> **DATA EXTRACT**

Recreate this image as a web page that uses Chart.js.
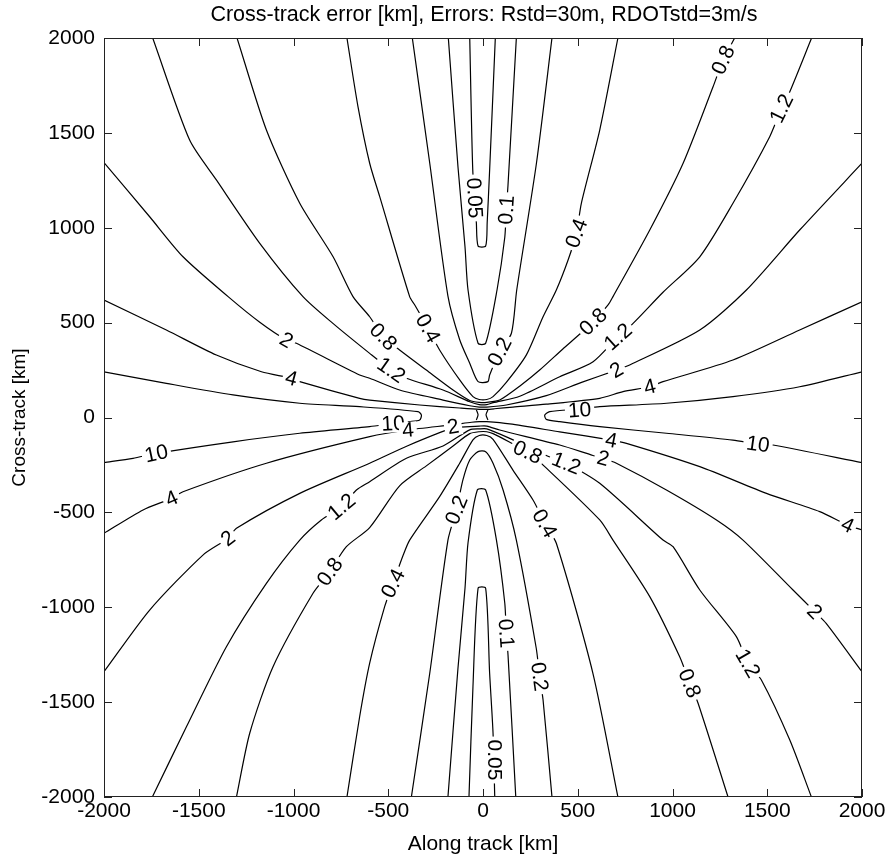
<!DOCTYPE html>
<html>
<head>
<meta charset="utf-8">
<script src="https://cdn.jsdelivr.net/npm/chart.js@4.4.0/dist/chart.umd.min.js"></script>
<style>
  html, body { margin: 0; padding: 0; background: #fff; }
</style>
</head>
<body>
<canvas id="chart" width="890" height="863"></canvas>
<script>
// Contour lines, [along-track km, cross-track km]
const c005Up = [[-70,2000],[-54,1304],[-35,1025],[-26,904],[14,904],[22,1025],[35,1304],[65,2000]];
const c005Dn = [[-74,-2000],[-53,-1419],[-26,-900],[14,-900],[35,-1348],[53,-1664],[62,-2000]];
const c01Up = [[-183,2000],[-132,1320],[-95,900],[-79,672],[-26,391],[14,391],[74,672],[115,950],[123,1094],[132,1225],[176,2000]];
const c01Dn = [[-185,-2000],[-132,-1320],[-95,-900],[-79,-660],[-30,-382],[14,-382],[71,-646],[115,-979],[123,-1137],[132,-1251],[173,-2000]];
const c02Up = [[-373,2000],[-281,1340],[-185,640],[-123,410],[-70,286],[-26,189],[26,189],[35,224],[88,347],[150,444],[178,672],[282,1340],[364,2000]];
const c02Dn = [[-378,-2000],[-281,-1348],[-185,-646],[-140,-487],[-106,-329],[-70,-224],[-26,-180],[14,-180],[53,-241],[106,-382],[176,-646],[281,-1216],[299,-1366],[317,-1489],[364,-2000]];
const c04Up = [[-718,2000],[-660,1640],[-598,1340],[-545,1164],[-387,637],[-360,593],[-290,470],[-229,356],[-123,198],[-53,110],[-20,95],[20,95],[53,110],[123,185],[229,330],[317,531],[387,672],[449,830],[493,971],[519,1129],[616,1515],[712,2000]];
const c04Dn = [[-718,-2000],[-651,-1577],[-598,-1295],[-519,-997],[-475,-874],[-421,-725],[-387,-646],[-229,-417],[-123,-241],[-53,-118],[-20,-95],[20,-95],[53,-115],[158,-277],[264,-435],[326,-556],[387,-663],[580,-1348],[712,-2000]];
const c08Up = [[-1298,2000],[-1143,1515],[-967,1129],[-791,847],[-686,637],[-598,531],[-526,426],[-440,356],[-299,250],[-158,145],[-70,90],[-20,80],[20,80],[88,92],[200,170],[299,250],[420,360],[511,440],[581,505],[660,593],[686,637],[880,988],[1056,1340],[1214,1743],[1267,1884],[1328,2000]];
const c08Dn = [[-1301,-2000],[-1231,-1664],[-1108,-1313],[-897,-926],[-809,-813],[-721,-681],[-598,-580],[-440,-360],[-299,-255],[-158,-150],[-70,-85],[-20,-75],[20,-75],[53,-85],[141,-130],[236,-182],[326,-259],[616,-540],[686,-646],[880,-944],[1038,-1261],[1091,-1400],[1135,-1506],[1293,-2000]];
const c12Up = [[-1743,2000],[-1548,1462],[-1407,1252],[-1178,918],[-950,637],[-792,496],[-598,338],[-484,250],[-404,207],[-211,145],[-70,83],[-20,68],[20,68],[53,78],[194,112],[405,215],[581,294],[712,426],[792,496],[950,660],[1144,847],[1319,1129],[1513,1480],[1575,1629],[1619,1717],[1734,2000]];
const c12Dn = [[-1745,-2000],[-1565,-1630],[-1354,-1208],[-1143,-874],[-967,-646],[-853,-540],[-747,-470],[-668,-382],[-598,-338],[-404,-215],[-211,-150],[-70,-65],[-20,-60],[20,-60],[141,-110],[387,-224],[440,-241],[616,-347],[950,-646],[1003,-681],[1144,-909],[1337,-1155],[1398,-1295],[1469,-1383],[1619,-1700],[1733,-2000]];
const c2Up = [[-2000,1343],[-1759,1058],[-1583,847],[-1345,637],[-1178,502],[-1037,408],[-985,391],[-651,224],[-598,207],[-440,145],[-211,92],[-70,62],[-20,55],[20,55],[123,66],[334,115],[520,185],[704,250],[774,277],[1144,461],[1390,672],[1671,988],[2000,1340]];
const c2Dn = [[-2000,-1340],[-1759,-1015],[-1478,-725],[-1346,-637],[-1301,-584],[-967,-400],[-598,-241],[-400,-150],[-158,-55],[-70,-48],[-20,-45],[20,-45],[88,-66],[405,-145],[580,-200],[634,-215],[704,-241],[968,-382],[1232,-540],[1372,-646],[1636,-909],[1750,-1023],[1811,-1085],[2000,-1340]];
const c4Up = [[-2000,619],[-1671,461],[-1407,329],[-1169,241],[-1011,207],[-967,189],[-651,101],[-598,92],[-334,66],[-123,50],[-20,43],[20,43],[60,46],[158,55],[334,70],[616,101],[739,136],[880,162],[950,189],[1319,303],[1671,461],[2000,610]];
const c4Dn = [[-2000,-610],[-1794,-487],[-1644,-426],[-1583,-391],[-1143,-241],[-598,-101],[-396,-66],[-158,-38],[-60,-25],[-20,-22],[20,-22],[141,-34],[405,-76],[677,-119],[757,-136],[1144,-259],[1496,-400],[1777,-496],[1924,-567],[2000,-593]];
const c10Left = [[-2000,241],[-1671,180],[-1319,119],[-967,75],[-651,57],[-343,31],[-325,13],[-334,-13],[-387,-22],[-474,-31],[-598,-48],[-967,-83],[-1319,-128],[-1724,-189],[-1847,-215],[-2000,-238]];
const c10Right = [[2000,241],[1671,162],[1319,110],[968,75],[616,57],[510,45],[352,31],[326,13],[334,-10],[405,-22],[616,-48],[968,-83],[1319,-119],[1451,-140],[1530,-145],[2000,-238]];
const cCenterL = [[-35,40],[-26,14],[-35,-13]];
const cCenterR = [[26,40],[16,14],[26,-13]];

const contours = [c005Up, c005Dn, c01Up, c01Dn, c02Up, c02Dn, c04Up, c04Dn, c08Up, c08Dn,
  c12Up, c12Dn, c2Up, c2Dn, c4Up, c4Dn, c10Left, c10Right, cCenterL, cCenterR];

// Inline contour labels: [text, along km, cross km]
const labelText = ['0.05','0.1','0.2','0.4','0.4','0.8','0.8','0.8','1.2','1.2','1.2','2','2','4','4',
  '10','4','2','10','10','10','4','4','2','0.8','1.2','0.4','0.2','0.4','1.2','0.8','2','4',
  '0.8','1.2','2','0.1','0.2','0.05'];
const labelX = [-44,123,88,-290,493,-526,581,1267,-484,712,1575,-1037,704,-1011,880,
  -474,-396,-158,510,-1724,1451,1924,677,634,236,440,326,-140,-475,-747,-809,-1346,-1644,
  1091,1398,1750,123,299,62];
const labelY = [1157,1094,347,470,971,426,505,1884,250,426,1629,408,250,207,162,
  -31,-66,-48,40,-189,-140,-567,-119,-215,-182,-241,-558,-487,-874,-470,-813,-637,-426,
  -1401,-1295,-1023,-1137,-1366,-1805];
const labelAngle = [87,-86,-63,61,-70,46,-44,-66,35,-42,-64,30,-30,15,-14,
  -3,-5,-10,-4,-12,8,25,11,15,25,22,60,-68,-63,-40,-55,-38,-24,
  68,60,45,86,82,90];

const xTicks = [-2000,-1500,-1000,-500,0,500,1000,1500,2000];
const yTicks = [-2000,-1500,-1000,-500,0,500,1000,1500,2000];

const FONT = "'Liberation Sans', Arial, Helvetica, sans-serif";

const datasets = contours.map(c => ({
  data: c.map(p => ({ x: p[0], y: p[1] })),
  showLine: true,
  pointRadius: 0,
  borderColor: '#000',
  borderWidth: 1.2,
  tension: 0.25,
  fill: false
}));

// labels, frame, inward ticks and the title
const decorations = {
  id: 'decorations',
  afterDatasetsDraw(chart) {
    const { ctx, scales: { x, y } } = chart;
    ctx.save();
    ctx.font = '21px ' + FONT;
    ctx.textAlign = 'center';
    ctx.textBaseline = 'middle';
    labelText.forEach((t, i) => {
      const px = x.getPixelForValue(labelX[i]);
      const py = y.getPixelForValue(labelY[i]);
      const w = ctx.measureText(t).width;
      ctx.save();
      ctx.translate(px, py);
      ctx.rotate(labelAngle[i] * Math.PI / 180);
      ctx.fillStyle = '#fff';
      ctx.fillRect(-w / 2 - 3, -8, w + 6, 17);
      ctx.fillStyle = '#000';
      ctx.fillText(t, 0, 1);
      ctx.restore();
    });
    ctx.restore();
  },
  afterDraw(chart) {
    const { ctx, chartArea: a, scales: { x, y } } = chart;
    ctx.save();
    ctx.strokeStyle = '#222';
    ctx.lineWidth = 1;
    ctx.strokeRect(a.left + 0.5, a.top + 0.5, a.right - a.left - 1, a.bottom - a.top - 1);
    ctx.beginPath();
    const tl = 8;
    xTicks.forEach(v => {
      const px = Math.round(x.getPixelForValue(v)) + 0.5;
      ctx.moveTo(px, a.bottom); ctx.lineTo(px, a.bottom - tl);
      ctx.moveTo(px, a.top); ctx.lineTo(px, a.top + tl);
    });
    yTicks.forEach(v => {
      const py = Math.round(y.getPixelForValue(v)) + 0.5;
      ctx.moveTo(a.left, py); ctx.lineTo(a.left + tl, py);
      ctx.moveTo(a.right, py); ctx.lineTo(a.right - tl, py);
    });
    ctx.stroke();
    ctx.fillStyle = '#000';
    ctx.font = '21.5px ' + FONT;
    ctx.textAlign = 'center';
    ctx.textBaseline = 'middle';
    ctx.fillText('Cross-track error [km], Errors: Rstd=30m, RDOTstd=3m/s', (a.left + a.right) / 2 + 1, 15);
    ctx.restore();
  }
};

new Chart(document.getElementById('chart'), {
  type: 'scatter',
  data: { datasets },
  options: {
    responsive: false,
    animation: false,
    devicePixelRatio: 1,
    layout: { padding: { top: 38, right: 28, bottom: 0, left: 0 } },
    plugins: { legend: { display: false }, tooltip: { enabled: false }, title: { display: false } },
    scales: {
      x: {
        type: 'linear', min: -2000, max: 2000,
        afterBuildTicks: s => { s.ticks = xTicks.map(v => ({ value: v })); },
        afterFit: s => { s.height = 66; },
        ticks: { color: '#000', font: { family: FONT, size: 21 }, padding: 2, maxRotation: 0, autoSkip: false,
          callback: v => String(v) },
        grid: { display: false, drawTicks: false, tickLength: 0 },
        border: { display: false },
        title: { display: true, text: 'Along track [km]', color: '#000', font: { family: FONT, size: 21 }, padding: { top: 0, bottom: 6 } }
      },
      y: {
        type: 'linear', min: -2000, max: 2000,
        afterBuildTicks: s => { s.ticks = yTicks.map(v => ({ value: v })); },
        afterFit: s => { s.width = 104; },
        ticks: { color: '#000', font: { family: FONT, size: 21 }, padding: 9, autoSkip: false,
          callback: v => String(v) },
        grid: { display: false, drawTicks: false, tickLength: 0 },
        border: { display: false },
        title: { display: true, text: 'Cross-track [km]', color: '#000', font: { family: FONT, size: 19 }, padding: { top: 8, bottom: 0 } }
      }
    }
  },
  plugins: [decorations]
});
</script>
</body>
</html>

...

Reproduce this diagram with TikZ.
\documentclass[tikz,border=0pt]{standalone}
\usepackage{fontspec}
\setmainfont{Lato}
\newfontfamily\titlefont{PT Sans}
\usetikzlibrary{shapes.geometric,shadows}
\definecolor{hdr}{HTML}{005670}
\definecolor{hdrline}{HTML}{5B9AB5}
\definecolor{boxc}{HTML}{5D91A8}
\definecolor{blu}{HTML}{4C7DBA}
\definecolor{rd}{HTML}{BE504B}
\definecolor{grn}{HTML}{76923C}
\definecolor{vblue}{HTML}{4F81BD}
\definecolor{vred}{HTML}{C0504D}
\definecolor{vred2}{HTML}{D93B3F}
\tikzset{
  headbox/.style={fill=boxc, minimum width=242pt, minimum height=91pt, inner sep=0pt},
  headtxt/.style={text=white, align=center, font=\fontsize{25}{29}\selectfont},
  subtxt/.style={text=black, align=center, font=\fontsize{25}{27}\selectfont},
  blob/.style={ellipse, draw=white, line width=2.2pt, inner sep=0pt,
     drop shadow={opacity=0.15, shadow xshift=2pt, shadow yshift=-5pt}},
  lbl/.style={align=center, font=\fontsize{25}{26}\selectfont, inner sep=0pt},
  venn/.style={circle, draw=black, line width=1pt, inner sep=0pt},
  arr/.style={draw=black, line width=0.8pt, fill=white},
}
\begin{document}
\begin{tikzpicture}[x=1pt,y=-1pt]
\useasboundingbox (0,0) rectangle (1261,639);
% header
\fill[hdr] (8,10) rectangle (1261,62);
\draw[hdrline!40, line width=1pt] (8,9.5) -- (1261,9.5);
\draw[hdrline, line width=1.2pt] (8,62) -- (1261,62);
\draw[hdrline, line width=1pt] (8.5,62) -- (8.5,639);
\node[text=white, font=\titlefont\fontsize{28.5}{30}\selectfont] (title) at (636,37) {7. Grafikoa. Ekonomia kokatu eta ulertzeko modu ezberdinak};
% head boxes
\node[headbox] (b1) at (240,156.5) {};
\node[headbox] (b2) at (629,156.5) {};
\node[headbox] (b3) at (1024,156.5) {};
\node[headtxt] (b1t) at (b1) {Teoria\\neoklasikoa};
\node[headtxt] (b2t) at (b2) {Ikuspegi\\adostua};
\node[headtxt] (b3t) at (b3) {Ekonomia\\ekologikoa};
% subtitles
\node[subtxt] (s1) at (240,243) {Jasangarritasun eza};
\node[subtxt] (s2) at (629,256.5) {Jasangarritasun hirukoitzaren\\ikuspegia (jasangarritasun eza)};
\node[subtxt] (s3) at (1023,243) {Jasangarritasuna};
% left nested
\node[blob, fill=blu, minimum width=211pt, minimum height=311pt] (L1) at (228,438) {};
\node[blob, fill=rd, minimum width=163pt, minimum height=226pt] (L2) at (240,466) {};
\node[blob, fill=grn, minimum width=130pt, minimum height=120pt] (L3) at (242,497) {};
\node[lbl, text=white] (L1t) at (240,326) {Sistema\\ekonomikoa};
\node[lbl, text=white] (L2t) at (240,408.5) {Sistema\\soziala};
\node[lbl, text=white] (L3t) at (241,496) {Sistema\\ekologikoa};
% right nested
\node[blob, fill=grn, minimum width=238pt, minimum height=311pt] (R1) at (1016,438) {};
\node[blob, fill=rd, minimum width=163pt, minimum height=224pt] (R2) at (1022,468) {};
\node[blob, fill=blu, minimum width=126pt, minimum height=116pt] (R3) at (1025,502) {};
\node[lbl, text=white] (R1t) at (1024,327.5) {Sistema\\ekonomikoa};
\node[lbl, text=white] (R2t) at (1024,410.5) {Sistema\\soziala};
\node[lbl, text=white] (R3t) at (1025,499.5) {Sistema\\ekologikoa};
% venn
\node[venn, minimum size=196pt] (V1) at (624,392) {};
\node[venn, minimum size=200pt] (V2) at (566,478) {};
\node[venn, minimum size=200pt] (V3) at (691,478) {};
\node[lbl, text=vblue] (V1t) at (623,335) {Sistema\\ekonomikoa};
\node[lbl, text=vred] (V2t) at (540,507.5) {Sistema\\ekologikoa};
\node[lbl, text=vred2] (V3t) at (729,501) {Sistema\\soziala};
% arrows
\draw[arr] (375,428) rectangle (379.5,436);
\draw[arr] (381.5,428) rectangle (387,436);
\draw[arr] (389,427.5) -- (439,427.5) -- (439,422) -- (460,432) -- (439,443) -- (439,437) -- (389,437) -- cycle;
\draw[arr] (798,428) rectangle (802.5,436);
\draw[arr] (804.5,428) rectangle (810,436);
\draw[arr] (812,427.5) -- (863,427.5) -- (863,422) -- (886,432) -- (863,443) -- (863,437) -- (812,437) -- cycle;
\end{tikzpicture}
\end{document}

---

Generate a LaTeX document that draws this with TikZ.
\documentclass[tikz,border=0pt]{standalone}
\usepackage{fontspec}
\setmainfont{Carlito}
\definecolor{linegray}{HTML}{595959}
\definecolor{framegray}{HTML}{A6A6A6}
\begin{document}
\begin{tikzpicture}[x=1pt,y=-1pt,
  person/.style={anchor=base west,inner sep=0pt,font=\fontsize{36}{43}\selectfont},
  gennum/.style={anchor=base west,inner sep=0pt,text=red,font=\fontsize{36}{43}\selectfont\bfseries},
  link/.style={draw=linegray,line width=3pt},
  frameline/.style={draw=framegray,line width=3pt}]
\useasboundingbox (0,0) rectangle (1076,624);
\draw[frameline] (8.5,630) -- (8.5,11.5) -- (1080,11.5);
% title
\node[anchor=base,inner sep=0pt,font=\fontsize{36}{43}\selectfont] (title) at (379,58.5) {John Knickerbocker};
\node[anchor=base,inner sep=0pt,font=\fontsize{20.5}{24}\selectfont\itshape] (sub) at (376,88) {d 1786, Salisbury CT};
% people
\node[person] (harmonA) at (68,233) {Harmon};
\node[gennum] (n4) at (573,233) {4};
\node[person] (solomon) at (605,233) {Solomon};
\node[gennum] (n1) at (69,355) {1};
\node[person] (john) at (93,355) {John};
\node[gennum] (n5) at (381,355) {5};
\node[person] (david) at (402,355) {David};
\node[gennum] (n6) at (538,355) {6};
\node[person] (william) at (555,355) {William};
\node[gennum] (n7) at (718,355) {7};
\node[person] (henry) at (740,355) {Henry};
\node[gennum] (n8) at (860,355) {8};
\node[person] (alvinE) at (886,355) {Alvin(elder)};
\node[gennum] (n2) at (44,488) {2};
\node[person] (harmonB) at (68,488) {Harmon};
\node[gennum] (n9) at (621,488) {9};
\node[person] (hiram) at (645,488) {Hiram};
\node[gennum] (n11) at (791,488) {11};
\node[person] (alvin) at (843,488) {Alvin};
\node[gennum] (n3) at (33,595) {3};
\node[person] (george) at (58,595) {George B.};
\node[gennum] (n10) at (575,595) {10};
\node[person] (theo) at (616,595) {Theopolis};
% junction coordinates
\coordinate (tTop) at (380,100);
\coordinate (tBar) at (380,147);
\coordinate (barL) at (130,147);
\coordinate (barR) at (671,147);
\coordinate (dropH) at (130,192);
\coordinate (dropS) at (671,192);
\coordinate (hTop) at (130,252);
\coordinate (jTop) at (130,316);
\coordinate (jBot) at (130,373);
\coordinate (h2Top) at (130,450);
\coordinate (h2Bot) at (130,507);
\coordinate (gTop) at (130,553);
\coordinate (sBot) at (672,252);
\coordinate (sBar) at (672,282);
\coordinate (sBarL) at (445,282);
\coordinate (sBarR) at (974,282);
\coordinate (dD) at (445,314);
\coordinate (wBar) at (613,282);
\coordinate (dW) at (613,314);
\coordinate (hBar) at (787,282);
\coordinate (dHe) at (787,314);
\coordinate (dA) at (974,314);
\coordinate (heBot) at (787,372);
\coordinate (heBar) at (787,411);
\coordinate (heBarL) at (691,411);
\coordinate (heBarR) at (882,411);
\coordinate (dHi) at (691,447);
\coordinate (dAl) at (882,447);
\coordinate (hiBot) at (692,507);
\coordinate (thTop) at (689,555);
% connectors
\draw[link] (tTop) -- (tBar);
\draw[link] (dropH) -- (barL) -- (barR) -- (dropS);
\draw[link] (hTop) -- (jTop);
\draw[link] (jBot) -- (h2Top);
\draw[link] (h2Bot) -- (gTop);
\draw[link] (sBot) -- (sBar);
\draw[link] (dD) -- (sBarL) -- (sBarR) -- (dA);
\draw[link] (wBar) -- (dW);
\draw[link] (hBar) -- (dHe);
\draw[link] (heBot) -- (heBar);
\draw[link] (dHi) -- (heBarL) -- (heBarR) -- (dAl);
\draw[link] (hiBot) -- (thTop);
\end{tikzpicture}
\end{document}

> **TASK TO CARRY OUT**
What is the number of lines in the data that hold the word "this"? Reply with that number and nothing else.

> **TASK RESULT**
3